Investment Analysis CCIM Q&A

Investor Insights

This veteran CCIM shares six secrets for commercial real estate success.

When it comes to investing in today’s commercial real estate market, industry pro and author Kenneth D. Rosen, CCIM, founder and president of Kendar Realty in Coral Gables, Fla., has some simple advice: “Stick with what you know.” Rosen, who has bought and sold more than $300 million in real estate during the past 40 years, has found success doing just that. “Why put your money in the stock market and pray that values increase? Put it into income-producing property — something you can control,” he says.

Rosen’s book, Investing in Income Properties: The Big Six Formula for Achieving Wealth in Real Estate (, identifies six criteria for successful income-producing property investments — location, quality of construction, tenant profile, upside potential, financing, and price. Commercial Investment Real Estate asked Rosen to draw on his experience and share his perspective on how to close deals in today’s climate.

CIRE: What advice can you offer to help investors stay focused in today’s turbulent market?

Rosen: The media is continuing to paint pictures of gloom and doom. They are blowing many things out of proportion. Good income properties which incorporate the Big Six criteria I’ve identified in my book are sought after in any market — including today’s recession. About 5 to 10 percent of income-producing real estate is very desirable. The other 90 to 95 percent is made up of average properties. That top 5 to 10 percent are those to focus on and find.

CIRE : What’s your secret for finding them?

Rosen: Conventional methods don’t work. These deals do not go on the multiple listing services. Contact owners who have held properties for long periods of time by knocking on their doors and by networking. One of the motivations to sell today is the low capital gains tax rate on real estate. It may be increasing next year, so now is the time to convince these owners to sell. If you simply call and ask if they’re interested in selling, they’ll probably say no. But if you make a compelling written offer, they may look at it.

CIRE : You’re still closing deals in this challenging market. Tell us about a recent transaction and how you made it come together.

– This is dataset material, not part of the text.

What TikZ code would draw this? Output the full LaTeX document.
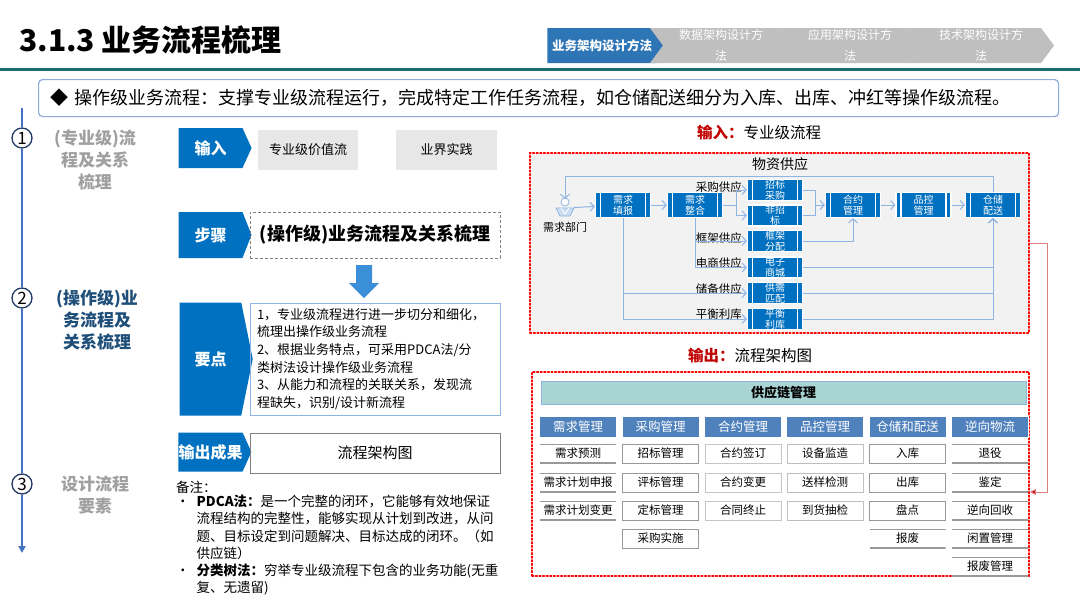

Rosen: In early March a broker tipped me off about an office complex with 50,000 square feet of rentable space in a prime location in Coral Gables. The property was not officially listed and the owner didn’t want to make it known that he would sell it. He needed cash badly and quickly. I couldn’t believe the price the broker quoted me, which was $8.5 million, or $170 per sf. Similar buildings in the area were selling for $250 psf to $270 psf. The owner insisted on an all-cash deal with no contingencies and a fast closing. I bought the property within three hours after hearing about it. I have owned an adjacent office building for 28 years and knew the property was a steal. I had to put up a $400,000 deposit, which was at risk if I didn’t close the deal. I showed it to three banks to get financing and all three were competing to make the deal. I wound up with an 80 percent loan with 25-year amortization and a fixed rate of 6 percent for the first five years and 1 point over prime the next five years.

When a good deal comes up, you have to act like lightning — over analysis leads to paralysis. There is no question about it: You make your money in buying.

CIRE : How are you finding financing for deals like this?

Rosen: You can obtain money right this minute from solid, local and community banks for the right properties. Most of these banks didn’t package up their loans and sell them in the secondary market. They kept them as portfolio loans within the bank. So these lenders are looking for deals all the time.

CIRE : What are the investment pitfalls to avoid as commercial real estate rebounds in the years ahead?

Rosen: No. 1 is to stay away from unhealthy debt. If you buy income-producing property that has the Big Six criteria, the tenants are making your mortgage payments and you have cash flow. But avoid certain types of properties, such as speculative vacant land where you have a lot of outgoing money for mortgage payments and taxes and no income or depreciation.

Another pitfall to avoid is making a personal guarantee on a loan because you think a deal is too fantastic to pass up. I’ve done it, but it can be very dangerous. No matter how good it looks, stay away from personal guarantees.

CIRE : What’s the most important tip you can offer to those who are new to commercial real estate investing?

Rosen: Don’t just work for clients to earn commissions. Partner up with your clients by using your commission as part of the deal. If you continue to do this, you’ll make far more money than by just working for commissions and eventually you will achieve financial independence.